The primary output, an inventory turnover of 4.51x per year, suggests a reasonable rate of sales for the boutique. The 81 days in inventory indicates stock is moving at an acceptable pace, while the reorder point of $7,172.62 helps prevent stockouts.
When Not to Use This Inventory Calculator
While this calculator provides valuable insights for general small business inventory, its simplified model may not be suitable for all situations:
- Highly Seasonal Businesses: Companies with extreme seasonal demand (e.g., holiday decorations, summer swimwear) will see drastic fluctuations in beginning and ending inventory, COGS, and sales. A simple annual average may not accurately reflect peak and off-peak inventory needs, potentially leading to stockouts or excessive holding costs during specific periods.
- Perishable Goods: Businesses dealing with perishable items (e.g., fresh food, flowers) require much more sophisticated inventory management, often focusing on expiry dates and just-in-time delivery rather than average turnover or fixed reorder points. The cost of spoilage is a critical factor not explicitly covered here.
- High-Value, Low-Volume Items: For businesses selling unique, expensive items (e.g., bespoke jewelry, custom machinery), the concept of "average inventory" and "turnover rate" may be less meaningful. Each item often has its own specific lead time, holding cost, and demand cycle.

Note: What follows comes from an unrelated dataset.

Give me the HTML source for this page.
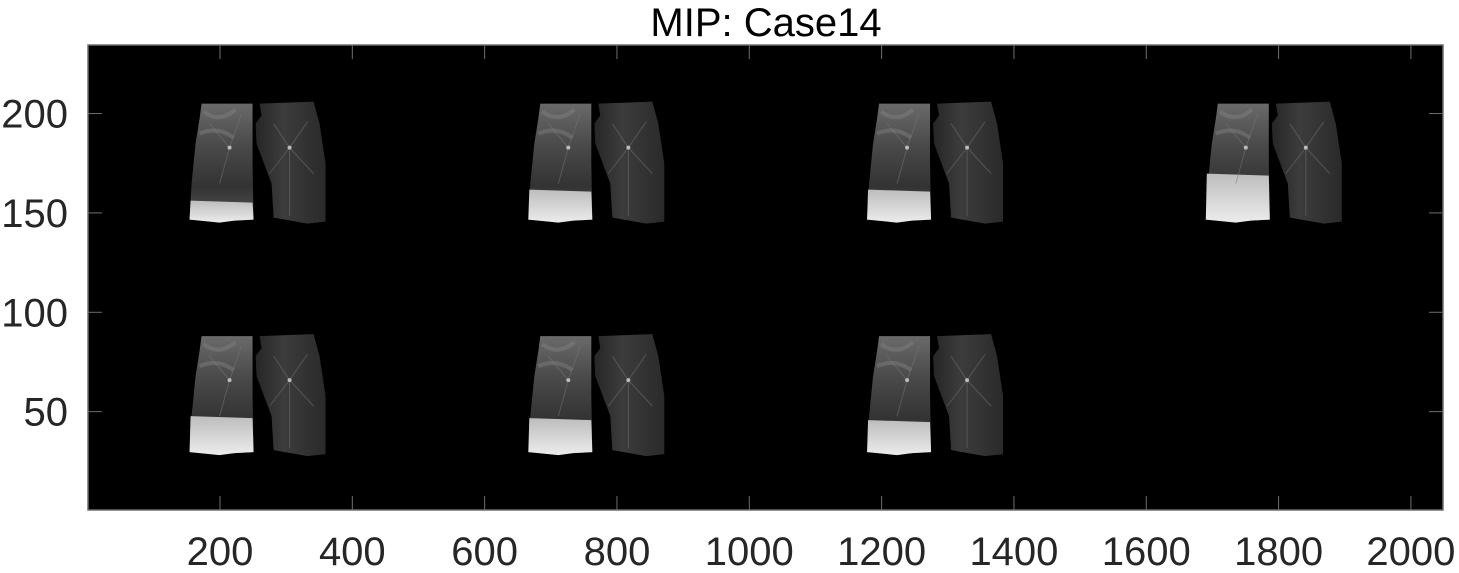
<!DOCTYPE html>
<html><head><meta charset="utf-8">
<style>
html,body{margin:0;padding:0;background:#fff;}
svg{display:block;font-family:"Liberation Sans",sans-serif;}
</style></head>
<body>
<svg id="chart" width="1459" height="573" viewBox="0 0 1459 573" xmlns="http://www.w3.org/2000/svg">
<defs>
<linearGradient id="gL" x1="0" y1="0" x2="0" y2="1">
<stop offset="0" stop-color="#6a6a6a"/><stop offset="0.35" stop-color="#4a4a4a"/><stop offset="0.7" stop-color="#333"/><stop offset="1" stop-color="#555"/>
</linearGradient>
<linearGradient id="gR" x1="0" y1="0" x2="1" y2="0">
<stop offset="0" stop-color="#262626"/><stop offset="0.4" stop-color="#3c3c3c"/><stop offset="1" stop-color="#2a2a2a"/>
</linearGradient>
<linearGradient id="gB" x1="0" y1="0" x2="0" y2="1">
<stop offset="0" stop-color="#bdbdbd"/><stop offset="1" stop-color="#ececec"/>
</linearGradient>
</defs>
<text x="766" y="36" font-size="40" text-anchor="middle" fill="#000">MIP: Case14</text>
<rect x="88" y="45" width="1355" height="465" fill="#000"/>
<g id="panels"></g>
<g id="axes"></g>
</svg>
<script>
const xTicks = [200,400,600,800,1000,1200,1400,1600,1800,2000];
const yTicks = [50,100,150,200];
const panelCols = [0,1,2,3,0,1,2];
const panelRows = [0,0,0,0,1,1,1];
const brightTop = [97,86,86,70,80,82,84];
const xLim = [0.5,2048.5], yLim = [0.5,234.5];
const L=88,R=1443,T=45,B=510;
function xs(v){return L+(v-xLim[0])/(xLim[1]-xLim[0])*(R-L);}
function ys(v){return B-(v-yLim[0])/(yLim[1]-yLim[0])*(B-T);}
const NS="http://www.w3.org/2000/svg";
function mk(tag,attrs,parent){const e=document.createElementNS(NS,tag);for(const k in attrs)e.setAttribute(k,attrs[k]);parent.appendChild(e);return e;}
const panels=document.getElementById('panels');
const leftPts="12,0 63,0 63,60 64,116 45,117 30,118 0,116 2,80 6,40 10,15";
const rightPts="70,0 124,-2 130,20 136,60 136,118 118,120 84,114 82,80 67,40 66,20 72,12";
panelCols.forEach((c,i)=>{
  const px=xs(154+c*512), py=ys(panelRows[i]===0?205:88);
  const g=mk('g',{transform:`translate(${px},${py})`},panels);
  
  
  const l=mk('polygon',{points:leftPts,fill:'url(#gL)'},g);
  
  
  const bt=brightTop[i];
  const b=mk('path',{d:`M1,${bt} L63,${bt+2} L64,116 L45,117 L30,119 L0,116 Z`,fill:'url(#gB)'},g);
  
  
  const r=mk('polygon',{points:rightPts,fill:'url(#gR)'},g);
  
  
  const v=mk('g',{stroke:'#777','stroke-width':'1',fill:'none',opacity:'0.5'},g);
  [[100,44,100,112],[100,44,84,20],[100,44,118,18],[100,44,124,70],[100,44,80,70],[40,44,20,20],[40,44,52,10],[40,44,30,80]].forEach(s=>mk('line',{x1:s[0],y1:s[1],x2:s[2],y2:s[3]},v));
  mk('circle',{cx:100,cy:44,r:2,fill:'#bbb'},g);
  mk('circle',{cx:40,cy:44,r:2,fill:'#bbb'},g);
  mk('path',{d:'M14,8 Q30,20 46,6 M10,30 Q28,22 44,34',stroke:'#888','stroke-width':4,fill:'none',opacity:0.4},g);
});
const axes=document.getElementById('axes');
const frame=mk('rect',{x:L,y:T,width:R-L,height:B-T,fill:'none',stroke:'#6e6e6e','stroke-width':1.5},axes);


xTicks.forEach(t=>{
  const x=xs(t);
  mk('line',{x1:x,y1:B,x2:x,y2:B-14,stroke:'#6e6e6e','stroke-width':1},axes);
  mk('line',{x1:x,y1:T,x2:x,y2:T+14,stroke:'#6e6e6e','stroke-width':1},axes);
  const tx=mk('text',{x:x,y:B+55,'font-size':40,'text-anchor':'middle',fill:'#262626'},axes);
  tx.textContent=t;
  
  
});
yTicks.forEach(t=>{
  const y=ys(t);
  mk('line',{x1:L,y1:y,x2:L+14,y2:y,stroke:'#6e6e6e','stroke-width':1},axes);
  mk('line',{x1:R,y1:y,x2:R-14,y2:y,stroke:'#6e6e6e','stroke-width':1},axes);
  const tx=mk('text',{x:L-20,y:y+14,'font-size':40,'text-anchor':'end',fill:'#262626'},axes);
  tx.textContent=t;
  
  
});
</script>
</body></html>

- Complex Supply Chains: Businesses with multiple warehouses, international suppliers, or intricate manufacturing processes require advanced inventory management systems that account for location-specific stock, transit times, and production schedules. This calculator provides a foundational overview, not a comprehensive solution for such complexity. For these scenarios, specialized inventory planning software and more advanced analytical models are necessary.